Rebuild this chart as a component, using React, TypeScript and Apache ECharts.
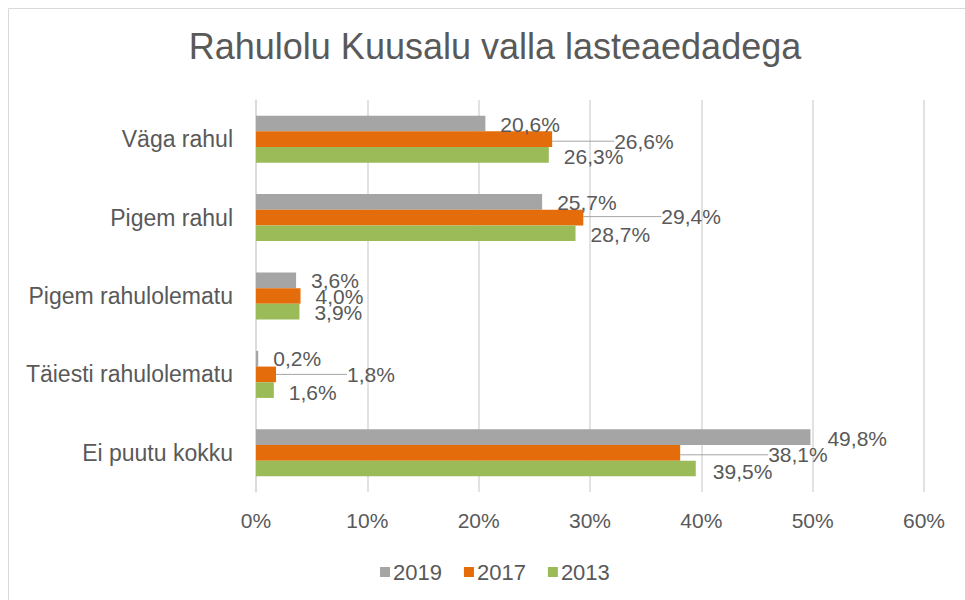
import React, { useEffect, useRef } from "react";
import * as echarts from "echarts";

const title = "Rahulolu Kuusalu valla lasteaedadega";
const categories = ["Väga rahul", "Pigem rahul", "Pigem rahulolematu", "Täiesti rahulolematu", "Ei puutu kokku"];
const seriesNames = ["2019", "2017", "2013"];
const values2019 = [20.6, 25.7, 3.6, 0.2, 49.8];
const values2017 = [26.6, 29.4, 4.0, 1.8, 38.1];
const values2013 = [26.3, 28.7, 3.9, 1.6, 39.5];
const colors = ["#A5A5A5", "#E46C0A", "#9BBB59"];

// label displacement (px) beyond the default outside-end position, per series / category
const labelShiftX = [
  [0, 0, 0, 0, 2],
  [47, 63, 0, 56, 73],
  [0, 0, 0, 0, 2],
];
const labelShiftY = [
  [1, 1, 0, 0, 1],
  [2, -1, 0, 0, 2],
  [2, 1, 1, 2, 3],
];

const FONT = "'Liberation Sans', Arial, sans-serif";
const TXT = "#595959";

const fmt = (v: number) => v.toFixed(1).replace(".", ",") + "%";

export default function App() {
  const ref = useRef<HTMLDivElement>(null);
  useEffect(() => {
    if (!ref.current) return;
    const chart = echarts.init(ref.current, null, { renderer: "svg" });
    const all = [values2019, values2017, values2013];
    const series = all.map((vals, si) => ({
      name: seriesNames[si],
      type: "bar",
      barGap: "0%",
      barCategoryGap: "40%",
      itemStyle: { color: colors[si] },
      data: vals.map((v, di) => ({
        value: v,
        labelLine: { show: si === 1 && labelShiftX[si][di] > 0 },
      })),
      label: {
        show: true,
        position: "right",
        distance: 15,
        formatter: (p: any) => fmt(p.value),
        color: TXT,
        fontSize: 21,
        fontFamily: FONT,
      },
      labelLine: {
        show: si === 1,
        lineStyle: { color: "#A6A6A6", width: 1 },
      },
      labelLayout: (p: any) => ({
        dx: labelShiftX[si][p.dataIndex],
        dy: labelShiftY[si][p.dataIndex],
      }),
    }));
    chart.setOption({
      animation: false,
      textStyle: { fontFamily: FONT },
      title: {
        text: title,
        left: 490,
        textAlign: "center",
        top: 23,
        textStyle: { fontSize: 36, fontWeight: "normal", color: TXT, fontFamily: FONT },
      },
      graphic: [
        {
          type: "rect",
          left: 6,
          top: 6,
          shape: { width: 990, height: 620 },
          style: { fill: "none", stroke: "#D9D9D9", lineWidth: 1 },
          silent: true,
        },
      ],
      legend: {
        data: seriesNames,
        left: 375,
        top: 556,
        icon: "rect",
        itemWidth: 10,
        itemHeight: 10,
        itemGap: 22,
        textStyle: { fontSize: 22, color: TXT, fontFamily: FONT, padding: [0, 0, 0, -2] },
      },
      grid: { left: 256, right: 41, top: 100, bottom: 108, containLabel: false },
      xAxis: {
        type: "value",
        min: 0,
        max: 60,
        interval: 10,
        axisLine: { show: false },
        axisTick: { show: false },
        splitLine: { lineStyle: { color: "#D9D9D9", width: 1.5 } },
        axisLabel: { formatter: "{value}%", fontSize: 21, color: TXT, fontFamily: FONT, margin: 18 },
      },
      yAxis: {
        type: "category",
        data: categories,
        inverse: true,
        axisLine: { show: true, lineStyle: { color: "#D9D9D9", width: 1.5 } },
        axisTick: { show: false },
        axisLabel: { fontSize: 23, color: TXT, fontFamily: FONT, margin: 23 },
      },
      series,
    } as any);
    return () => chart.dispose();
  }, []);
  return (
    <div
      ref={ref}
      style={{ position: "absolute", left: 0, top: 0, width: 965, height: 600, background: "#fff" }}
    />
  );
}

--*--

Work to do
Omit the pictures, then output the rest of the listing exactly.

Problem solution
Rebuild this chart as a component, using React, TypeScript and Apache ECharts.
import React, { useEffect, useRef } from "react";
import * as echarts from "echarts";

const title = "Rahulolu Kuusalu valla lasteaedadega";
const categories = ["Väga rahul", "Pigem rahul", "Pigem rahulolematu", "Täiesti rahulolematu", "Ei puutu kokku"];
const seriesNames = ["2019", "2017", "2013"];
const values2019 = [20.6, 25.7, 3.6, 0.2, 49.8];
const values2017 = [26.6, 29.4, 4.0, 1.8, 38.1];
const values2013 = [26.3, 28.7, 3.9, 1.6, 39.5];
const colors = ["#A5A5A5", "#E46C0A", "#9BBB59"];

// label displacement (px) beyond the default outside-end position, per series / category
const labelShiftX = [
  [0, 0, 0, 0, 2],
  [47, 63, 0, 56, 73],
  [0, 0, 0, 0, 2],
];
const labelShiftY = [
  [1, 1, 0, 0, 1],
  [2, -1, 0, 0, 2],
  [2, 1, 1, 2, 3],
];

const FONT = "'Liberation Sans', Arial, sans-serif";
const TXT = "#595959";

const fmt = (v: number) => v.toFixed(1).replace(".", ",") + "%";

export default function App() {
  const ref = useRef<HTMLDivElement>(null);
  useEffect(() => {
    if (!ref.current) return;
    const chart = echarts.init(ref.current, null, { renderer: "svg" });
    const all = [values2019, values2017, values2013];
    const series = all.map((vals, si) => ({
      name: seriesNames[si],
      type: "bar",
      barGap: "0%",
      barCategoryGap: "40%",
      itemStyle: { color: colors[si] },
      data: vals.map((v, di) => ({
        value: v,
        labelLine: { show: si === 1 && labelShiftX[si][di] > 0 },
      })),
      label: {
        show: true,
        position: "right",
        distance: 15,
        formatter: (p: any) => fmt(p.value),
        color: TXT,
        fontSize: 21,
        fontFamily: FONT,
      },
      labelLine: {
        show: si === 1,
        lineStyle: { color: "#A6A6A6", width: 1 },
      },
      labelLayout: (p: any) => ({
        dx: labelShiftX[si][p.dataIndex],
        dy: labelShiftY[si][p.dataIndex],
      }),
    }));
    chart.setOption({
      animation: false,
      textStyle: { fontFamily: FONT },
      title: {
        text: title,
        left: 490,
        textAlign: "center",
        top: 23,
        textStyle: { fontSize: 36, fontWeight: "normal", color: TXT, fontFamily: FONT },
      },
      graphic: [
        {
          type: "rect",
          left: 6,
          top: 6,
          shape: { width: 990, height: 620 },
          style: { fill: "none", stroke: "#D9D9D9", lineWidth: 1 },
          silent: true,
        },
      ],
      legend: {
        data: seriesNames,
        left: 375,
        top: 556,
        icon: "rect",
        itemWidth: 10,
        itemHeight: 10,
        itemGap: 22,
        textStyle: { fontSize: 22, color: TXT, fontFamily: FONT, padding: [0, 0, 0, -2] },
      },
      grid: { left: 256, right: 41, top: 100, bottom: 108, containLabel: false },
      xAxis: {
        type: "value",
        min: 0,
        max: 60,
        interval: 10,
        axisLine: { show: false },
        axisTick: { show: false },
        splitLine: { lineStyle: { color: "#D9D9D9", width: 1.5 } },
        axisLabel: { formatter: "{value}%", fontSize: 21, color: TXT, fontFamily: FONT, margin: 18 },
      },
      yAxis: {
        type: "category",
        data: categories,
        inverse: true,
        axisLine: { show: true, lineStyle: { color: "#D9D9D9", width: 1.5 } },
        axisTick: { show: false },
        axisLabel: { fontSize: 23, color: TXT, fontFamily: FONT, margin: 23 },
      },
      series,
    } as any);
    return () => chart.dispose();
  }, []);
  return (
    <div
      ref={ref}
      style={{ position: "absolute", left: 0, top: 0, width: 965, height: 600, background: "#fff" }}
    />
  );
}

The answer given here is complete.